WHAT YOU WILL DO –
Quote all of the data that follows exactly as written, skipping the images.

## BEGIN

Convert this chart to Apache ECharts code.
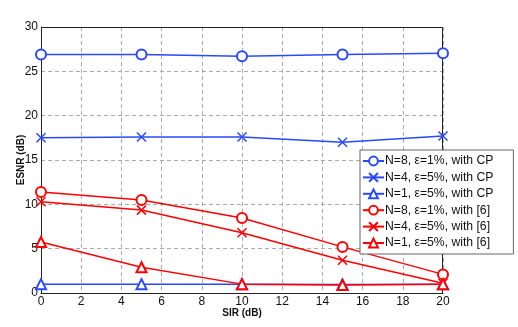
<!DOCTYPE html>
<html>
<head>
<meta charset="utf-8">
<script src="https://cdn.jsdelivr.net/npm/echarts@6/dist/echarts.min.js"></script>
<style>
  html, body { margin: 0; padding: 0; background: #fff; }
  #chart { width: 518px; height: 327px; }
</style>
</head>
<body>
<div id="chart"></div>
<script>
// SIR values (dB)
const sir = [0, 5, 10, 15, 20];

// ESNR (dB) per curve
const n8CP = [26.9, 26.9, 26.7, 26.9, 27.05];
const n4CP = [17.5, 17.6, 17.6, 17.0, 17.7];
const n1CP = [1.0, 1.0, 1.0, 0.95, 1.0];
const n8Ref = [11.4, 10.5, 8.45, 5.2, 2.1];
const n4Ref = [10.3, 9.35, 6.8, 3.7, 1.1];
const n1Ref = [5.75, 2.9, 1.0, 0.9, 1.0];

const names = [
  'N=8, ε=1%, with CP',
  'N=4, ε=5%, with CP',
  'N=1, ε=5%, with CP',
  'N=8, ε=1%, with [6]',
  'N=4, ε=5%, with [6]',
  'N=1, ε=5%, with [6]'
];

const BLUE = '#2a48ff';
const RED = '#ff0000';
const CROSS = 'path://M0,0L10,10M10,0L0,10';

function mk(name, data, color, symbol) {
  const isCross = symbol === CROSS;
  return {
    name: name,
    type: 'line',
    data: sir.map((x, i) => [x, data[i]]),
    symbol: symbol,
    symbolSize: isCross ? 9 : 10,
    showAllSymbol: true,
    lineStyle: { color: color, width: 1.5 },
    itemStyle: isCross
      ? { color: 'rgba(0,0,0,0)', borderColor: color, borderWidth: 1.5 }
      : { color: color, borderColor: color, borderWidth: 1.5 },
    color: color,
    emphasis: { disabled: true },
    animation: false
  };
}

const chart = echarts.init(document.getElementById('chart'));
chart.setOption({
  animation: false,
  grid: { left: 41, right: 75, top: 27, bottom: 34, show: false },
  legend: {
    orient: 'vertical',
    left: 360,
    top: 150,
    width: 154,
    padding: [5, 20, 5, 2],
    itemGap: 4.4,
    itemWidth: 21,
    itemHeight: 11,
    backgroundColor: '#fff',
    borderColor: '#666',
    borderWidth: 1,
    borderRadius: 0,
    textStyle: { fontFamily: 'Liberation Sans', fontSize: 12.2, color: '#111', padding: [0, 0, 0, -4] },
    data: names
  },
  xAxis: {
    type: 'value',
    min: 0, max: 20, interval: 2,
    name: 'SIR (dB)',
    nameLocation: 'middle',
    nameMoveOverlap: false,
    nameGap: 15,
    nameTextStyle: { fontFamily: 'Liberation Sans', fontSize: 10, fontWeight: 'bold', color: '#111' },
    axisLine: { show: true, onZero: false, lineStyle: { color: '#222', width: 1 } },
    axisTick: { show: false },
    axisLabel: { fontFamily: 'Liberation Sans', fontSize: 12, color: '#111', margin: 3 },
    splitLine: { show: true, lineStyle: { color: '#aaa', type: [4, 3], width: 1 } }
  },
  yAxis: {
    type: 'value',
    min: 0, max: 30, interval: 5,
    name: 'ESNR (dB)',
    nameLocation: 'middle',
    nameMoveOverlap: false,
    nameGap: 15,
    nameTextStyle: { fontFamily: 'Liberation Sans', fontSize: 10, fontWeight: 'bold', color: '#111' },
    axisLine: { show: true, onZero: false, lineStyle: { color: '#222', width: 1 } },
    axisTick: { show: false },
    axisLabel: { fontFamily: 'Liberation Sans', fontSize: 12, color: '#111', margin: 3 },
    splitLine: { show: true, lineStyle: { color: '#aaa', type: [4, 3], width: 1 } }
  },
  graphic: [],
  series: [
    mk(names[0], n8CP, BLUE, 'emptyCircle'),
    mk(names[1], n4CP, BLUE, CROSS),
    mk(names[2], n1CP, BLUE, 'emptyTriangle'),
    mk(names[3], n8Ref, RED, 'emptyCircle'),
    mk(names[4], n4Ref, RED, CROSS),
    mk(names[5], n1Ref, RED, 'emptyTriangle')
  ]
});

// top/right box border like the original frame
const r = chart.getModel().getComponent('grid').coordinateSystem.getRect();
chart.setOption({
  graphic: [{
    type: 'polyline',
    shape: { points: [[r.x, r.y + 0.5], [r.x + r.width - 0.5, r.y + 0.5], [r.x + r.width - 0.5, r.y + r.height]] },
    style: { stroke: '#222', lineWidth: 1, fill: null },
    z: 1, silent: true
  }]
});
</script>
</body>
</html>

## END

OUTPUT OF THE TASK –
Convert this chart to Apache ECharts code.
<!DOCTYPE html>
<html>
<head>
<meta charset="utf-8">
<script src="https://cdn.jsdelivr.net/npm/echarts@6/dist/echarts.min.js"></script>
<style>
  html, body { margin: 0; padding: 0; background: #fff; }
  #chart { width: 518px; height: 327px; }
</style>
</head>
<body>
<div id="chart"></div>
<script>
// SIR values (dB)
const sir = [0, 5, 10, 15, 20];

// ESNR (dB) per curve
const n8CP = [26.9, 26.9, 26.7, 26.9, 27.05];
const n4CP = [17.5, 17.6, 17.6, 17.0, 17.7];
const n1CP = [1.0, 1.0, 1.0, 0.95, 1.0];
const n8Ref = [11.4, 10.5, 8.45, 5.2, 2.1];
const n4Ref = [10.3, 9.35, 6.8, 3.7, 1.1];
const n1Ref = [5.75, 2.9, 1.0, 0.9, 1.0];

const names = [
  'N=8, ε=1%, with CP',
  'N=4, ε=5%, with CP',
  'N=1, ε=5%, with CP',
  'N=8, ε=1%, with [6]',
  'N=4, ε=5%, with [6]',
  'N=1, ε=5%, with [6]'
];

const BLUE = '#2a48ff';
const RED = '#ff0000';
const CROSS = 'path://M0,0L10,10M10,0L0,10';

function mk(name, data, color, symbol) {
  const isCross = symbol === CROSS;
  return {
    name: name,
    type: 'line',
    data: sir.map((x, i) => [x, data[i]]),
    symbol: symbol,
    symbolSize: isCross ? 9 : 10,
    showAllSymbol: true,
    lineStyle: { color: color, width: 1.5 },
    itemStyle: isCross
      ? { color: 'rgba(0,0,0,0)', borderColor: color, borderWidth: 1.5 }
      : { color: color, borderColor: color, borderWidth: 1.5 },
    color: color,
    emphasis: { disabled: true },
    animation: false
  };
}

const chart = echarts.init(document.getElementById('chart'));
chart.setOption({
  animation: false,
  grid: { left: 41, right: 75, top: 27, bottom: 34, show: false },
  legend: {
    orient: 'vertical',
    left: 360,
    top: 150,
    width: 154,
    padding: [5, 20, 5, 2],
    itemGap: 4.4,
    itemWidth: 21,
    itemHeight: 11,
    backgroundColor: '#fff',
    borderColor: '#666',
    borderWidth: 1,
    borderRadius: 0,
    textStyle: { fontFamily: 'Liberation Sans', fontSize: 12.2, color: '#111', padding: [0, 0, 0, -4] },
    data: names
  },
  xAxis: {
    type: 'value',
    min: 0, max: 20, interval: 2,
    name: 'SIR (dB)',
    nameLocation: 'middle',
    nameMoveOverlap: false,
    nameGap: 15,
    nameTextStyle: { fontFamily: 'Liberation Sans', fontSize: 10, fontWeight: 'bold', color: '#111' },
    axisLine: { show: true, onZero: false, lineStyle: { color: '#222', width: 1 } },
    axisTick: { show: false },
    axisLabel: { fontFamily: 'Liberation Sans', fontSize: 12, color: '#111', margin: 3 },
    splitLine: { show: true, lineStyle: { color: '#aaa', type: [4, 3], width: 1 } }
  },
  yAxis: {
    type: 'value',
    min: 0, max: 30, interval: 5,
    name: 'ESNR (dB)',
    nameLocation: 'middle',
    nameMoveOverlap: false,
    nameGap: 15,
    nameTextStyle: { fontFamily: 'Liberation Sans', fontSize: 10, fontWeight: 'bold', color: '#111' },
    axisLine: { show: true, onZero: false, lineStyle: { color: '#222', width: 1 } },
    axisTick: { show: false },
    axisLabel: { fontFamily: 'Liberation Sans', fontSize: 12, color: '#111', margin: 3 },
    splitLine: { show: true, lineStyle: { color: '#aaa', type: [4, 3], width: 1 } }
  },
  graphic: [],
  series: [
    mk(names[0], n8CP, BLUE, 'emptyCircle'),
    mk(names[1], n4CP, BLUE, CROSS),
    mk(names[2], n1CP, BLUE, 'emptyTriangle'),
    mk(names[3], n8Ref, RED, 'emptyCircle'),
    mk(names[4], n4Ref, RED, CROSS),
    mk(names[5], n1Ref, RED, 'emptyTriangle')
  ]
});

// top/right box border like the original frame
const r = chart.getModel().getComponent('grid').coordinateSystem.getRect();
chart.setOption({
  graphic: [{
    type: 'polyline',
    shape: { points: [[r.x, r.y + 0.5], [r.x + r.width - 0.5, r.y + 0.5], [r.x + r.width - 0.5, r.y + r.height]] },
    style: { stroke: '#222', lineWidth: 1, fill: null },
    z: 1, silent: true
  }]
});
</script>
</body>
</html>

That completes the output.